→ Aim of the task: Collect each line holding the string "this".

→ Data block:
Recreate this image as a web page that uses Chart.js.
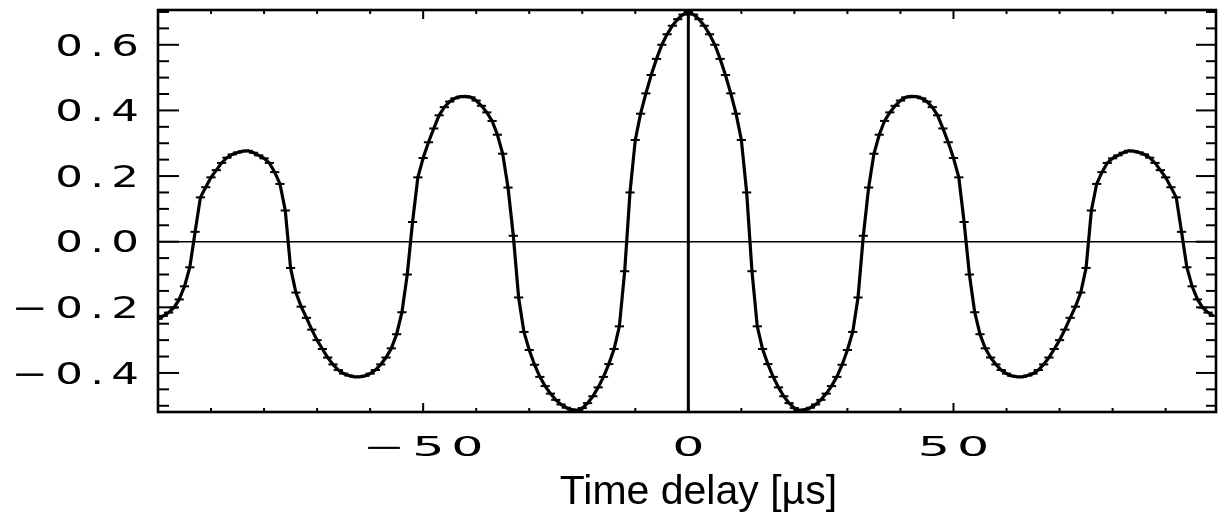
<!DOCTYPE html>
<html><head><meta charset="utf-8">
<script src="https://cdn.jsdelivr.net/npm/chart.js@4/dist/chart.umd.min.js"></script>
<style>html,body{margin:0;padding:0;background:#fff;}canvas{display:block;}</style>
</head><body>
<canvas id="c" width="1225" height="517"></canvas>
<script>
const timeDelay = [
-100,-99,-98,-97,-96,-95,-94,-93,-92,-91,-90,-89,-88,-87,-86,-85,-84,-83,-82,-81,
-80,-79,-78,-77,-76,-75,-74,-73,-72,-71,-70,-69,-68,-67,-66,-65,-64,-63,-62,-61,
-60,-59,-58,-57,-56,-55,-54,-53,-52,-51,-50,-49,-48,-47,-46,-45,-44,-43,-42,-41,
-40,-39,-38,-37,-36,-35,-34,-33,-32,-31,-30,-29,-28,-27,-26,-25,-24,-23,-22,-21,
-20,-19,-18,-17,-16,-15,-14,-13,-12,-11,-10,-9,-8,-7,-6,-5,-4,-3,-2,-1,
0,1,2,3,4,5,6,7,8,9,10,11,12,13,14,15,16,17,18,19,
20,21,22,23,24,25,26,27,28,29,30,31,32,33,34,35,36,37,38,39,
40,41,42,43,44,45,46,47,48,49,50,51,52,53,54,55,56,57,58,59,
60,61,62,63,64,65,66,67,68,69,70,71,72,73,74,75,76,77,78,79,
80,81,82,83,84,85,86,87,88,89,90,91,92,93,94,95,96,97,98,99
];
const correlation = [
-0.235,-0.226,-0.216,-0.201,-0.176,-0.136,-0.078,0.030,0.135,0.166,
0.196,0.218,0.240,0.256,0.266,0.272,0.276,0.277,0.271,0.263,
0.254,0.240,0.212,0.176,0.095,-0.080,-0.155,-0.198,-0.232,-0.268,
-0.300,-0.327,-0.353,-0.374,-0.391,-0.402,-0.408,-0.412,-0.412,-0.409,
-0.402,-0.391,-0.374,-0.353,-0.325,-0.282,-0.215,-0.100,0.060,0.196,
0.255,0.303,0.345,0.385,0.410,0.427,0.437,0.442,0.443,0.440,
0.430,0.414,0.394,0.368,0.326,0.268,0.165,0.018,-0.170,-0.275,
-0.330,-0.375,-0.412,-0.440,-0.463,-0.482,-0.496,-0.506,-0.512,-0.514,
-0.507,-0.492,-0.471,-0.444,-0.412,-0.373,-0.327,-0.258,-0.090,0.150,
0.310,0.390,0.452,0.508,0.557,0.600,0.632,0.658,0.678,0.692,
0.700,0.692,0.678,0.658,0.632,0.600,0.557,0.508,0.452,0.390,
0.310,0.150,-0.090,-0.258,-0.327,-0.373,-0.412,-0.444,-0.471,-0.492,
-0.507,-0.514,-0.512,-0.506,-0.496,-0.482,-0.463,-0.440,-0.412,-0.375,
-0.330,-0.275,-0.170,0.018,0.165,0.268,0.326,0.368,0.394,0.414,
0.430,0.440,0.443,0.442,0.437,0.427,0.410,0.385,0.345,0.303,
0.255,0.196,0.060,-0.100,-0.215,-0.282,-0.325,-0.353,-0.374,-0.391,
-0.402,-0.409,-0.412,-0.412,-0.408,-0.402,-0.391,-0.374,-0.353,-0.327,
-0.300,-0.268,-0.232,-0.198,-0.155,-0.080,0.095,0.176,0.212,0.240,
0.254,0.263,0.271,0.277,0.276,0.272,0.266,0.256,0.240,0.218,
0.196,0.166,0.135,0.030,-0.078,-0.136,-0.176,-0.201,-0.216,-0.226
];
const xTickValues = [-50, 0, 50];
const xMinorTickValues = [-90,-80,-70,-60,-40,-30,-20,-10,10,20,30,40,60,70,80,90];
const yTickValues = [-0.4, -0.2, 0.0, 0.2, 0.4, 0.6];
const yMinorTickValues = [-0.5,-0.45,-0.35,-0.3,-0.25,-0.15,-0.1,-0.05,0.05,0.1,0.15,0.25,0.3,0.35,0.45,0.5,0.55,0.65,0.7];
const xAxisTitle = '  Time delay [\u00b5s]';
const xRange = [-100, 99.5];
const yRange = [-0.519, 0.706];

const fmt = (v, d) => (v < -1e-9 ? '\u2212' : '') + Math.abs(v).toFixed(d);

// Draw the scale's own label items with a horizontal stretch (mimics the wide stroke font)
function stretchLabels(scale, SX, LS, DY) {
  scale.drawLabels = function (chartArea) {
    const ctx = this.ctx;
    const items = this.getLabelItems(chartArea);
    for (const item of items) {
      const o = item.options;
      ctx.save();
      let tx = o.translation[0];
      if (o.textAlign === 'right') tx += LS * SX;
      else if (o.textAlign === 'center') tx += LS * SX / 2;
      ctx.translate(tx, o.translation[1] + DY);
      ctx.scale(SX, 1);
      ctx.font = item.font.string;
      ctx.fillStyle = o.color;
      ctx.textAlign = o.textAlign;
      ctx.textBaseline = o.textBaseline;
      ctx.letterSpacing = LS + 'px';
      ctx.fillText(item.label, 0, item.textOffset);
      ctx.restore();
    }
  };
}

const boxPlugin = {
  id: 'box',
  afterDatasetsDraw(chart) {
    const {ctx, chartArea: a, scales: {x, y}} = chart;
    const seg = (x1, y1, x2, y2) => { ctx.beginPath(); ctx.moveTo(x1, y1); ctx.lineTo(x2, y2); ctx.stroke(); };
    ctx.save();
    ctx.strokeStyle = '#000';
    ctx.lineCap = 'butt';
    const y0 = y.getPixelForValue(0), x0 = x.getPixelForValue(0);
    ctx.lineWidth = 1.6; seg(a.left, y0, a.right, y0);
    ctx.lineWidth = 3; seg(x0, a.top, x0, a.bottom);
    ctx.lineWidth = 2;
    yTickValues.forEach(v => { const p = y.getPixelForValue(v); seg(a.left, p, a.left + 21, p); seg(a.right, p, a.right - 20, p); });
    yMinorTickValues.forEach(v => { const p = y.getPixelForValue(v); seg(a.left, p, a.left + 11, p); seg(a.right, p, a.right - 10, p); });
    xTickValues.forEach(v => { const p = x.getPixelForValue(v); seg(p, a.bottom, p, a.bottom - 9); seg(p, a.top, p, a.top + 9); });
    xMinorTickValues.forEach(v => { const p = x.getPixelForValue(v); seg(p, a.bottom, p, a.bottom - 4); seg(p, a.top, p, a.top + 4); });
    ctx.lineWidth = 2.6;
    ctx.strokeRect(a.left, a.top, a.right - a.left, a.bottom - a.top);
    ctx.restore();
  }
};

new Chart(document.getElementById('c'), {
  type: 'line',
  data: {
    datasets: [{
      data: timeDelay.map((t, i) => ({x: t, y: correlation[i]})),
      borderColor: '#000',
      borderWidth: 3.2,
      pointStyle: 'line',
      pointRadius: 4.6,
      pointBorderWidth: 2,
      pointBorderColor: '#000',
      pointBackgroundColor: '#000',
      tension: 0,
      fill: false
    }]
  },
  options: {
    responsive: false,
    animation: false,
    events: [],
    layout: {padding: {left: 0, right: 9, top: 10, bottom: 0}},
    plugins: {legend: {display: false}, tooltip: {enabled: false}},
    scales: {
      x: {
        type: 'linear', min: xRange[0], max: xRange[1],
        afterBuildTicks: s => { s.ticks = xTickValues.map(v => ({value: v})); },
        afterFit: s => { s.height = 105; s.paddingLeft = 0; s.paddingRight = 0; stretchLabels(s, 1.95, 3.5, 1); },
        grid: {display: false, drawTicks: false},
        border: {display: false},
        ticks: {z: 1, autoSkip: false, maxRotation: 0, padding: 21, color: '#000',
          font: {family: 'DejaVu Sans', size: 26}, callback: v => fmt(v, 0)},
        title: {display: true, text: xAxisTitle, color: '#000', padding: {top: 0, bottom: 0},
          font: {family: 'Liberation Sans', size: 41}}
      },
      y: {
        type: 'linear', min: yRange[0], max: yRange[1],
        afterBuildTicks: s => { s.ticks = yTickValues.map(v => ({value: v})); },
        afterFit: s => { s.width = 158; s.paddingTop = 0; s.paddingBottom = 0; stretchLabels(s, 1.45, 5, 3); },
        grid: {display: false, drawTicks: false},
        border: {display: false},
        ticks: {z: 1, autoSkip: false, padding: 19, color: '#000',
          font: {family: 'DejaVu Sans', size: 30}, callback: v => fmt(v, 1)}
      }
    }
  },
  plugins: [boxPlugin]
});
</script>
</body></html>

→ Task result:
Recreate this image as a web page that uses Chart.js.
    const ctx = this.ctx;
    const items = this.getLabelItems(chartArea);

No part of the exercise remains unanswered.